はい、不動産業の課題を実感していた自分が、その改革を推進する立場になったんです。さらに会社として事業承継を考えるタイミングにきていて、自分が後継者と目されるようになった。正直、「火中の栗を拾ったのかな」とも思いました。

――「後継者」であることを意識したのは?

ある日、当時社長だった井上に「一杯行こう」と呼び出されて、そこからですね。

――2代目の重圧はありましたか?

それはもちろんです。2代目社長という存在は、偉大な創業者とシンクロしつつ、違う何かを作り出さないといけない立場です。正直、それまでは会社の一員、つまり従業員体質でした。それが社員に対して責任を持たなくてはいけない立場になり、メンタル面でものすごく鍛えられたと思います。
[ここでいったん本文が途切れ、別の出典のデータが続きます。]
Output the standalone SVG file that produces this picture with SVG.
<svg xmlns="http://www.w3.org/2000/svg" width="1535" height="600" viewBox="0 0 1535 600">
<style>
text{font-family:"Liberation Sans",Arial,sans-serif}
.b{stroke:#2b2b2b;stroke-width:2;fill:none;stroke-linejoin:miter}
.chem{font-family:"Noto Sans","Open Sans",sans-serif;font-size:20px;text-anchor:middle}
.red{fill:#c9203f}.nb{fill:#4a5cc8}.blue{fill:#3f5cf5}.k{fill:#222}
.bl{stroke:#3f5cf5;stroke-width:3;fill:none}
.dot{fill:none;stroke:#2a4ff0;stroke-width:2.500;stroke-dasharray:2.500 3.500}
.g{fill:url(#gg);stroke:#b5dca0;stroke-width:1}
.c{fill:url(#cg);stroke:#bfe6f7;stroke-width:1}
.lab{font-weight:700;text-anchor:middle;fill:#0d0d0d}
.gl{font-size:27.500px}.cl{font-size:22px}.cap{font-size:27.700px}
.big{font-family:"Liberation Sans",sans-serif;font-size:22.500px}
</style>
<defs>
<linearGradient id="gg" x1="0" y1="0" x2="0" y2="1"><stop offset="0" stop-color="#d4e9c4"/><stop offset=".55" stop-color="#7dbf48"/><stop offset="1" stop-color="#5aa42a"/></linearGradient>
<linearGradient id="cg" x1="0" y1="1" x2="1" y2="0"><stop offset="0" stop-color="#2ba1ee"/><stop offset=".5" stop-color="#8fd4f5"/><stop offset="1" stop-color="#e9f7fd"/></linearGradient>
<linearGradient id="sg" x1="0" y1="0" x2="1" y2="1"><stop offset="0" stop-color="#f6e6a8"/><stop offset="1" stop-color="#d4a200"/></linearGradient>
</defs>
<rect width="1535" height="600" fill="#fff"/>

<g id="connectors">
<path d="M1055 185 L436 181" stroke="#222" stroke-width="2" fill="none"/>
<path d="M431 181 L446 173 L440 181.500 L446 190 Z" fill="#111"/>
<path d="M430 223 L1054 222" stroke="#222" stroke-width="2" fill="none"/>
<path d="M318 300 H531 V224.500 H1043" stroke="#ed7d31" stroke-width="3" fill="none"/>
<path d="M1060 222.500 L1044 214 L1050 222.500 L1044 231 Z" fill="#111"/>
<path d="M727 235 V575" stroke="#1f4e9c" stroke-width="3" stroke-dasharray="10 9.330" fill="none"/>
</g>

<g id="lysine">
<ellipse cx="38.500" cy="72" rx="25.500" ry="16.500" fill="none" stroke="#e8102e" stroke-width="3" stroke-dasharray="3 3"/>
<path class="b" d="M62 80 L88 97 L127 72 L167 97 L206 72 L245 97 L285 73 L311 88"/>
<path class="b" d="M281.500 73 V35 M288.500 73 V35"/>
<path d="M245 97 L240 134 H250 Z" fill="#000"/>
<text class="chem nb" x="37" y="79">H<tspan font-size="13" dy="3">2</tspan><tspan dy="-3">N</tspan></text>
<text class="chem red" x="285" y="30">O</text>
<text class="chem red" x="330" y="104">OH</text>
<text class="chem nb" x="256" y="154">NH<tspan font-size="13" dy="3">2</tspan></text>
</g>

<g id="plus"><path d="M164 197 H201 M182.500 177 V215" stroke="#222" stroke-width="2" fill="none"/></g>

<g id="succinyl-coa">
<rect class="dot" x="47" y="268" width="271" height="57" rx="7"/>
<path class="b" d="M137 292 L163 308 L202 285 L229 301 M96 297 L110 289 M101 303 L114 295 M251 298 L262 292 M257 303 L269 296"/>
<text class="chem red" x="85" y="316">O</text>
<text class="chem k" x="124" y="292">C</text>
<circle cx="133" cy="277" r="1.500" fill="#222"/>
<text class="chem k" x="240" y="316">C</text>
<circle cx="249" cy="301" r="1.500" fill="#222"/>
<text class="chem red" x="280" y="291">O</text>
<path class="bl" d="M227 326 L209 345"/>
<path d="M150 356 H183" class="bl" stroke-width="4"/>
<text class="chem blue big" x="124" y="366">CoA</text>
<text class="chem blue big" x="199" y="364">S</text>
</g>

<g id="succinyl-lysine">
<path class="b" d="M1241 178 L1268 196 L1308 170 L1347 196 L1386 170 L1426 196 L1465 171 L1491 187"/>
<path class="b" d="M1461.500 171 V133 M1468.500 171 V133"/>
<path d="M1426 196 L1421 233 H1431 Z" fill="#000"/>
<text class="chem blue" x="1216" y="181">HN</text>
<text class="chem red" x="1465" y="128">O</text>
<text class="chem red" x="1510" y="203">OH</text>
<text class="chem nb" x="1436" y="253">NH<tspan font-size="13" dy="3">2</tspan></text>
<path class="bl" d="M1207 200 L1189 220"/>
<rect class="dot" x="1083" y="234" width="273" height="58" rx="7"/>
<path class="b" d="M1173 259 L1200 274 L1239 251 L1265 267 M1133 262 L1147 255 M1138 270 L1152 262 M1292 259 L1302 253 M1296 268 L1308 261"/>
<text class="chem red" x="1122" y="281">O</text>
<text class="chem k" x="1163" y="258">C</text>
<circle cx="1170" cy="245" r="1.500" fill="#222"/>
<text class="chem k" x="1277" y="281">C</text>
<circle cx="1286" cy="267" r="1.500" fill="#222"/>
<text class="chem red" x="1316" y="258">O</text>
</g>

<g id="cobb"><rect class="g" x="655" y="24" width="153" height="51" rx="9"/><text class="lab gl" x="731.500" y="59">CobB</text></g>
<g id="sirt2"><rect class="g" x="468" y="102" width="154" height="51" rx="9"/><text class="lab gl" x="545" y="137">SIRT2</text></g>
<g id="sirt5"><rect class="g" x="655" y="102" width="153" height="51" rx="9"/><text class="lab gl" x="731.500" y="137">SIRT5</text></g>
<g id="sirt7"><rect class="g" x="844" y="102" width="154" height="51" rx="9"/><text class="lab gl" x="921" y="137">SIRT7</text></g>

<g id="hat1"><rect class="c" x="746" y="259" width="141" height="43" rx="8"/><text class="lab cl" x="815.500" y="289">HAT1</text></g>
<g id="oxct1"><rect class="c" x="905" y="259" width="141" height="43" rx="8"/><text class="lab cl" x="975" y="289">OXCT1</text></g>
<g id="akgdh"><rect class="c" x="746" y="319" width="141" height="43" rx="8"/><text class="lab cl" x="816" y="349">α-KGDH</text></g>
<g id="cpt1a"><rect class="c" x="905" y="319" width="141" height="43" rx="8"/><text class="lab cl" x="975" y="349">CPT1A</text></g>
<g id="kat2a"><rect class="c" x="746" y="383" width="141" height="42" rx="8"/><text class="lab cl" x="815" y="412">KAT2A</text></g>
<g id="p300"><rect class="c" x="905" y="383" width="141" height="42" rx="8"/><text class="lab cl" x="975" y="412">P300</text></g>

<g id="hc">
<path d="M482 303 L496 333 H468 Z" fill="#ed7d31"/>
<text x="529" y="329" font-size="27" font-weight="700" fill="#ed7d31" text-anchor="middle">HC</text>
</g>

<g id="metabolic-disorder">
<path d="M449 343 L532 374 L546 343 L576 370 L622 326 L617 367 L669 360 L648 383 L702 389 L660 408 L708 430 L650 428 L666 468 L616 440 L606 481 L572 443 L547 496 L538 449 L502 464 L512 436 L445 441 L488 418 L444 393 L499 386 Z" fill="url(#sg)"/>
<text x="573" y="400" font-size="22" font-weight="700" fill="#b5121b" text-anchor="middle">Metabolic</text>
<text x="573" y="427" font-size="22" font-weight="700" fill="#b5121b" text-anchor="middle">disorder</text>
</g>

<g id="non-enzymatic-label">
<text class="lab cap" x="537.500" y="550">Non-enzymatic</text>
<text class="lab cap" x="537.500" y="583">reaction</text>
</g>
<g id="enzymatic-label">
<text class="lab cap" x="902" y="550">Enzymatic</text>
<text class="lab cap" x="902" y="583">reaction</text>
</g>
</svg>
――2022年、井上社長の病気がきっかけになって、株式譲渡という重大な経営判断がありました。

実は、提案をしたのは僕のほうです。2020年からのコロナ禍によるダメージ、そこに井上の入院が重なりましたが、それで会社が揺らいでいたわけではありません。資本的、経営的にも特段の問題はなく、適切な手を打ちつつ続けていくという選択肢ももちろんありました。しかし、これまでのお客様へのサービス維持と、全社員の雇用確保を考えたときに、それでいいのかと。今まで続いていたものを、自分の代で止めるわけにはいかないのです。
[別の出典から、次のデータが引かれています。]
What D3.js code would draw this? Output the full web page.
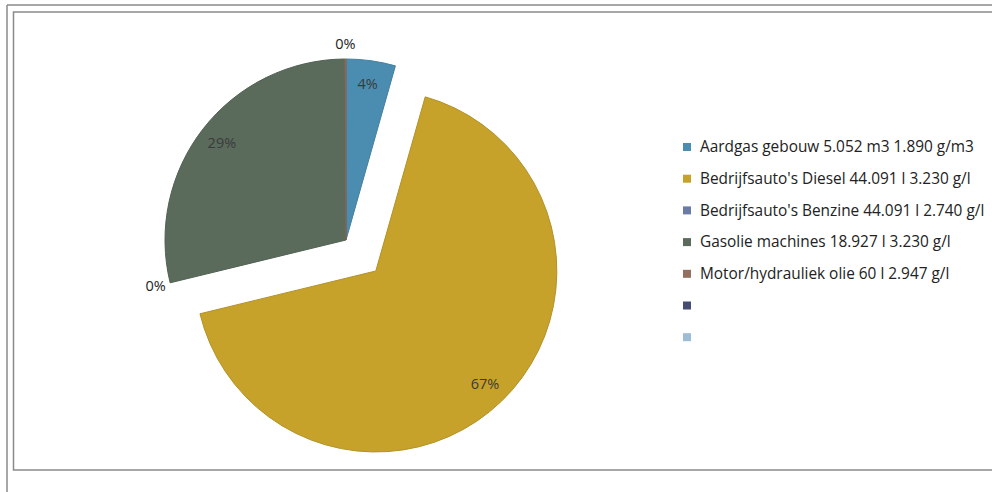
<!DOCTYPE html>
<html>
<head>
<meta charset="utf-8">
<script src="https://cdn.jsdelivr.net/npm/d3@7"></script>
<style>
  body { margin: 0; background: #fff; }
  svg { display: block; font-family: "Open Sans", Lato, sans-serif; }
</style>
</head>
<body>
<svg id="chart" width="992" height="492"></svg>
<script>
// Categories (legend order) and share of emissions in percent
const categories = [
  "Aardgas gebouw 5.052 m3 1.890 g/m3",
  "Bedrijfsauto's Diesel 44.091 l 3.230 g/l",
  "Bedrijfsauto's Benzine 44.091 l 2.740 g/l",
  "Gasolie machines 18.927 l 3.230 g/l",
  "Motor/hydrauliek olie 60 l 2.947 g/l",
  "",
  ""
];
const values = [4.4, 66.8, 0, 28.7, 0.1, null, null];
const colors = ["#4b8db0", "#c6a22b", "#6a7ca6", "#5a6b5c", "#94705e", "#454d72", "#9dbcd6"];
const exploded = [false, true, false, false, false, false, false];

const svg = d3.select("#chart");

// Frames (scanned page look)
svg.append("line").attr("x1", 7).attr("y1", 5).attr("x2", 7).attr("y2", 492)
  .attr("stroke", "#8a8a8a").attr("stroke-width", 1.5);
svg.append("line").attr("x1", 7).attr("y1", 5).attr("x2", 992).attr("y2", 5)
  .attr("stroke", "#8a8a8a").attr("stroke-width", 1.5);
svg.append("rect").attr("x", 13.5).attr("y", 12).attr("width", 990).attr("height", 458)
  .attr("fill", "none").attr("stroke", "#8a8a8a").attr("stroke-width", 1.5);

// Pie
const cx = 346, cy = 240, r = 181, explode = 43;
const data = categories.map((c, i) => ({name: c, value: values[i], color: colors[i], exploded: exploded[i]}))
  .filter(d => d.value !== null);

const pie = d3.pie().sort(null).value(d => d.value);
const arcs = pie(data);
const arc = d3.arc().innerRadius(0).outerRadius(r);

const g = svg.append("g").attr("transform", `translate(${cx},${cy})`);

function offset(d) {
  if (!d.data.exploded) return [0, 0];
  const a = (d.startAngle + d.endAngle) / 2;
  return [Math.sin(a) * explode, -Math.cos(a) * explode];
}

g.selectAll("path")
  .data(arcs.filter(d => d.value > 0))
  .enter()
  .append("path")
  .attr("d", arc)
  .attr("transform", d => `translate(${offset(d)})`)
  .attr("fill", d => d.data.color)
  .attr("stroke", d => d3.color(d.data.color).darker(0.3))
  .attr("stroke-width", 1);

// Data labels
g.selectAll("text.lbl")
  .data(arcs)
  .enter()
  .append("text")
  .attr("class", "lbl")
  .attr("transform", d => {
    const a = (d.startAngle + d.endAngle) / 2;
    const o = offset(d);
    const dist = d.value > 1 ? r * 0.87 : r + 15;
    return `translate(${o[0] + Math.sin(a) * dist},${o[1] - Math.cos(a) * dist})`;
  })
  .attr("text-anchor", "middle")
  .attr("dy", "0.35em")
  .attr("font-size", 14.5)
  .attr("fill", d => d.value > 1 ? "#3a3a3a" : "#222")
  .text(d => Math.round(d.value) + "%");

// Legend
const legend = svg.append("g").attr("transform", "translate(683,147)");
const rowH = 31.7;
const item = legend.selectAll("g")
  .data(categories)
  .enter()
  .append("g")
  .attr("transform", (d, i) => `translate(0,${i * rowH})`);
item.append("rect")
  .attr("x", 0).attr("y", -4)
  .attr("width", 8).attr("height", 8)
  .attr("fill", (d, i) => colors[i]);
item.append("text")
  .attr("x", 17).attr("dy", "0.35em")
  .attr("font-size", 15.4)
  .attr("fill", "#222")
  .text(d => d);
</script>
</body>
</html>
とはいえ、創業者の井上は会社に対して強い思いを持っているはずで、切り出すのには結構勇気がいりました。でも、「そうだな、そうしよう」と井上の決断は早かったです。

――株式会社彩里は、働き方改革を掲げ、時間と心のゆとりを大切にするという、ある意味、「やり手の不動産会社」とは正反対のイメージがあります。あえて訊きますが、三輪さんはまだ30代。「もっとガンガンやりたい」というジレンマはありませんか?

「自分たちが仕事を楽しみ、無理なく続けられるような働き方」と、会長の井上は言っていますよね。でもそれは、40年間で培った経験と人脈を持ち、それらを駆使して仕事ができる、今の井上だから言えることでしょう。経験も人脈も未熟な僕には、正直それでいいのか、という気持ちはあります。お客様の立場から見て、「私たちはのんびりやっていますよ」なんて言う会社はどうなのかと。
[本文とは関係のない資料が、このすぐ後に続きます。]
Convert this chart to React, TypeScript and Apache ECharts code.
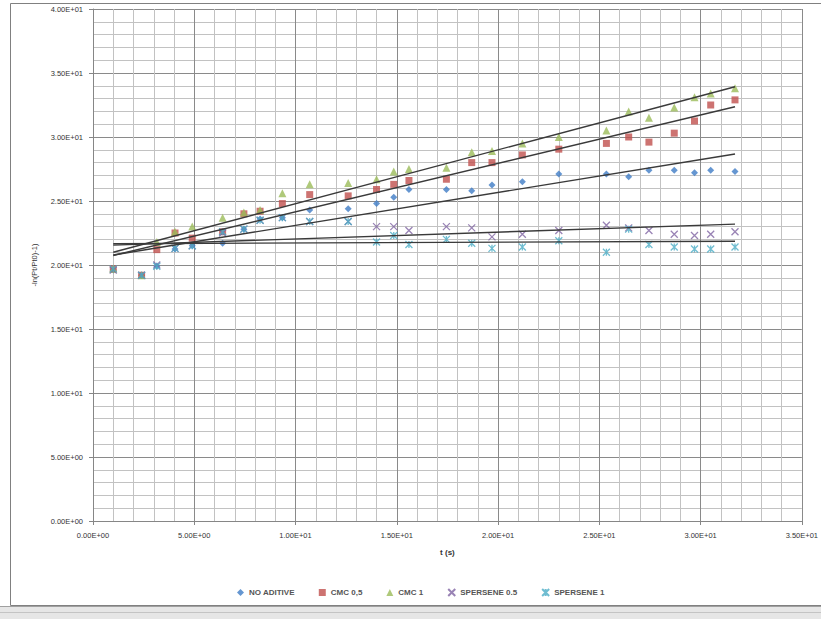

――「野菜なんか作っていないで、はやく買い手を見つけてくれ」と言われそうです。

そうでしょうね(笑)。お客様の大切な財産をお預かりしている以上、一刻も早く買主を探したいし、家を探しているお客様には理想の住宅と巡り会っていただきたいし、賃貸の空室は避けなければいけません。のんびりやっている場合ではないですし、もちろん、そうするつもりもありません。お預かりした物件には、あたりまえですが全力を尽くします。で、その全力を尽くすためには、余裕のないガムシャラな動きではなく、私たち自身がまずゆとりある生活のなかで健やかであることが重要だと考えています。

働き方改革は、仕事の手を抜くこととはまったく違います。ゆとりの中から生まれるアイディアや活力で今までになかった付加価値を作り出し、高い生産性を実現する。それが株式会社彩里のミッションだと思っています。